What happens if the government defaults?
This is a subject of some debate. Many Republicans have argued that if the government goes beyond Aug. 2 without raising the debt ceiling, Treasury will simply have to continue paying its creditors and stop funding other programs. But others argue that going past the Aug. 2 deadline would send a bad signal to global markets, put the U.S. credit rating in jeopardy, lead to higher interest rates, and kick off a worldwide recession.
David Walker, the former Comptroller General of the U.S. who is now a cut-the-deficit evangelist, said Thursday that people who own bonds will get their money. But there will be a $4 billion daily gap that the Treasury Secretary must close. Federal workers and contractors might not get paid. Watch his interview with ABC.

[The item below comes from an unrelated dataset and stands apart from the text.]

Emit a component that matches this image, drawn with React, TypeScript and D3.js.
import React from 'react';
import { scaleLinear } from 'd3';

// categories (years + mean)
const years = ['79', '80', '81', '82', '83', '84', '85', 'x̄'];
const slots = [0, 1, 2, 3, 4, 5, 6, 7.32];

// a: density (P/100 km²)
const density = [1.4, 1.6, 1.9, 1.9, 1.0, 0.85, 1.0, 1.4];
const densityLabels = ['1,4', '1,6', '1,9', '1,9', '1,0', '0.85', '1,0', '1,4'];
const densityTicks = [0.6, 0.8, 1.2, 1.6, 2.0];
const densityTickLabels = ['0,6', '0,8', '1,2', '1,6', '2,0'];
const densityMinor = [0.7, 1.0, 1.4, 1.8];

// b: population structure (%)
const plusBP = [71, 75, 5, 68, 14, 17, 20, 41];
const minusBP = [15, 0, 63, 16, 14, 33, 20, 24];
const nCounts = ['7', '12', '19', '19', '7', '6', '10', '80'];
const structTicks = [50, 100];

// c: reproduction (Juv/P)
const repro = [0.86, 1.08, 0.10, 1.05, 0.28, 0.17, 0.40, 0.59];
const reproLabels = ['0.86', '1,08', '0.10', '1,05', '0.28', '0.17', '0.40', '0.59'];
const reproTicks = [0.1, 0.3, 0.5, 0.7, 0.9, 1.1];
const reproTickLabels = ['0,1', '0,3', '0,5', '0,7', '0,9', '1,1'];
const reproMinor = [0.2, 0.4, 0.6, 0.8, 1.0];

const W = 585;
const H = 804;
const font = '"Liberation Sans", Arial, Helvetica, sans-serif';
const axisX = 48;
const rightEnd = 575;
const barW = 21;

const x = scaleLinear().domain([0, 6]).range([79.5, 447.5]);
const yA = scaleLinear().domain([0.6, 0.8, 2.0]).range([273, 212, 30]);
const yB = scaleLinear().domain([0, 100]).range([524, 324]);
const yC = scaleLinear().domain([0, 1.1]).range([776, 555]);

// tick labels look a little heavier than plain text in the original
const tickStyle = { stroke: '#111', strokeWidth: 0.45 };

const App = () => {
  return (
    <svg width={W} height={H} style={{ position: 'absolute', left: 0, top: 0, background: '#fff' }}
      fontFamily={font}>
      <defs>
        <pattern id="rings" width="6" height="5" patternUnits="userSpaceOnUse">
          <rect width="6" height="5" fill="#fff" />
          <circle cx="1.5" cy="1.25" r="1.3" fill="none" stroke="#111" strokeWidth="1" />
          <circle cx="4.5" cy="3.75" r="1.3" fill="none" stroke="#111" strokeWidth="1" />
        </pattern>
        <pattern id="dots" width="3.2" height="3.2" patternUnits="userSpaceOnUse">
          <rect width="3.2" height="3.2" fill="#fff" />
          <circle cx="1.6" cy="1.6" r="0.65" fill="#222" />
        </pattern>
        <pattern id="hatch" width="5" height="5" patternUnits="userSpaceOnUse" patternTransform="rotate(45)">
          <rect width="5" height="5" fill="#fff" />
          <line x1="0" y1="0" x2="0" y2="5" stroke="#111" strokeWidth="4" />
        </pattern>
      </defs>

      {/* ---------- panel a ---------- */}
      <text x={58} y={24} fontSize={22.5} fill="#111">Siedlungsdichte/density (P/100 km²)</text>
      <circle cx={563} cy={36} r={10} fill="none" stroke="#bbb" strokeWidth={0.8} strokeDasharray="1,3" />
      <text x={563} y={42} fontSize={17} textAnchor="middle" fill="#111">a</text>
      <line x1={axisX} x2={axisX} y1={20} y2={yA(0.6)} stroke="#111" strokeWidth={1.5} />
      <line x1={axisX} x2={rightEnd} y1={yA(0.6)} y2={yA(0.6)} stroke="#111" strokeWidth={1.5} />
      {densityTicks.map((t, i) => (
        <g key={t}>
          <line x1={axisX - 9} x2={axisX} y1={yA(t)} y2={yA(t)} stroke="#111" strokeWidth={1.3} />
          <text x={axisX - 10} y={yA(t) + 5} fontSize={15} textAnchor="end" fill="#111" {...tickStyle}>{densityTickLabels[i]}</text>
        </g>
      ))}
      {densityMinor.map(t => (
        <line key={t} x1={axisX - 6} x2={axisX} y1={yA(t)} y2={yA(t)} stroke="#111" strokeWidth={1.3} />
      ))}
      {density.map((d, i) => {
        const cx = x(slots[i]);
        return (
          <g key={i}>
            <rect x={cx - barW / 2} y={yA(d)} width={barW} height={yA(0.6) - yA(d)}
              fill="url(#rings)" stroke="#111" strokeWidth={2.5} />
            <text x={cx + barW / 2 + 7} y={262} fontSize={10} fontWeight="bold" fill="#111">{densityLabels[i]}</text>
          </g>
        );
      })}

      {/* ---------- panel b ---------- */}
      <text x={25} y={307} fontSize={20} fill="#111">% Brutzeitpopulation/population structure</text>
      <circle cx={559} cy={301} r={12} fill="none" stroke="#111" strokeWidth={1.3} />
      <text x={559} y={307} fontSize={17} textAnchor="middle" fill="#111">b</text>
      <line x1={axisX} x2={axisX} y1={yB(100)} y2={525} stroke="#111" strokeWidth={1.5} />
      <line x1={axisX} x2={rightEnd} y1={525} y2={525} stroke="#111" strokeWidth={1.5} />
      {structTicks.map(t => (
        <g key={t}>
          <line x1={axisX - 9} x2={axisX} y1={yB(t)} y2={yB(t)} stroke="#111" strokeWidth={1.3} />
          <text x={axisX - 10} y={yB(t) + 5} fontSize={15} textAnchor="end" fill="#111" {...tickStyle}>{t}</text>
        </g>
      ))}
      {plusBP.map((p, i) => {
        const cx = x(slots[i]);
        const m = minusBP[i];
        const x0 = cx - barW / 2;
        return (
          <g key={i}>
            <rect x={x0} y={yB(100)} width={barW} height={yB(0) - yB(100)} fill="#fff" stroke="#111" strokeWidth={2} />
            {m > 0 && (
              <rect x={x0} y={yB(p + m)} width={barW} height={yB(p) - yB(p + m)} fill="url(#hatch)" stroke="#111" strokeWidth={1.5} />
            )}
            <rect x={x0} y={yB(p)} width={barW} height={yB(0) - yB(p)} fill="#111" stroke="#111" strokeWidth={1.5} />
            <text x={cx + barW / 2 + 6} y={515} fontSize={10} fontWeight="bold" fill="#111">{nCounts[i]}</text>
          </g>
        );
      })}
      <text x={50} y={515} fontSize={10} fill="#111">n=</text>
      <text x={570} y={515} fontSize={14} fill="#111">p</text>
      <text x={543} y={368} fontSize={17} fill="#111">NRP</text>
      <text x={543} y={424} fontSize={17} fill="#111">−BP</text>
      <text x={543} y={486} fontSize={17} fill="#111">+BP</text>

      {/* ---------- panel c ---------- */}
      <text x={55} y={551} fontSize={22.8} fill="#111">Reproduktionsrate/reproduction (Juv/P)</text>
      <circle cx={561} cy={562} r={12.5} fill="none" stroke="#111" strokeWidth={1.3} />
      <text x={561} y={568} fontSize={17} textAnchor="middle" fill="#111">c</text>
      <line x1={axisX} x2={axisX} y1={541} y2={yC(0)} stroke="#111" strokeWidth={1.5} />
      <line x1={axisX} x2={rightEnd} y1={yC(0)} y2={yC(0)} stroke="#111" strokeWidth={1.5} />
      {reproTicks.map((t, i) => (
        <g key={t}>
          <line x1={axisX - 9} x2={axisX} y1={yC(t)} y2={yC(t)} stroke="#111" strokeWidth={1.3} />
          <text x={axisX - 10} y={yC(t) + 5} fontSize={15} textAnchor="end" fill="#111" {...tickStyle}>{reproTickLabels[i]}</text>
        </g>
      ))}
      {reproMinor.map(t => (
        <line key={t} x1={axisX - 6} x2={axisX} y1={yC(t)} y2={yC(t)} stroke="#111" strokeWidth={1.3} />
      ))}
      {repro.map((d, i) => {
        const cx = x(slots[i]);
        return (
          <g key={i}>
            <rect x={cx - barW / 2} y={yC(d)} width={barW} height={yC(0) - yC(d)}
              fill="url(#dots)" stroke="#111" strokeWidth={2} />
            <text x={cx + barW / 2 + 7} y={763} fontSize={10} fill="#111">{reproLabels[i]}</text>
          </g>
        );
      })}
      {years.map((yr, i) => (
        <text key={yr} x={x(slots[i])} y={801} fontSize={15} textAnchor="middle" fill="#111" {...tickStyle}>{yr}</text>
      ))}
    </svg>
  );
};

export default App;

Others are less alarmist. Sen. Jeff Sessions, the top Republican on the Senate Budget Committee, vowed recently that the U.S. government, even after Aug. 2, will pay its bills to creditors. The question then becomes, however, What will it not pay and whether paying creditors but not government employees or businesses that work with the government might be considered a default?
"Choices won't be about, Do we means-test retirement for the wealthiest, but do we make dramatic cuts in vital programs?" said Ryan McConaghy of the centrist Third Way. Read their paper, Dominoes of Default.
Why not just raise taxes on the rich?
Economists agree that there is no silver bullet to solve the problem of the debt. You can't just raise taxes and make it go away.
According to McConaghy, if the government taxed every dollar that every American made over his or her first $250,000 in income, it still would not solve the problem.
There is some indication that policymakers want to use this opportunity to simplify the tax code. Americans pay a high tax rate, but enjoy breaks for everything from having children to charitable donations to interest they pay on their mortgage. The tax rate could be lowered if those loopholes were removed. But more people making less money might have to pay taxes.
The same works for companies. They benefit from loopholes for research and development, certain investments and more. Removing those loopholes is perhaps more likely, but it will not solve the problem of the debt. Add to this the unity of Republicans against any tax hikes.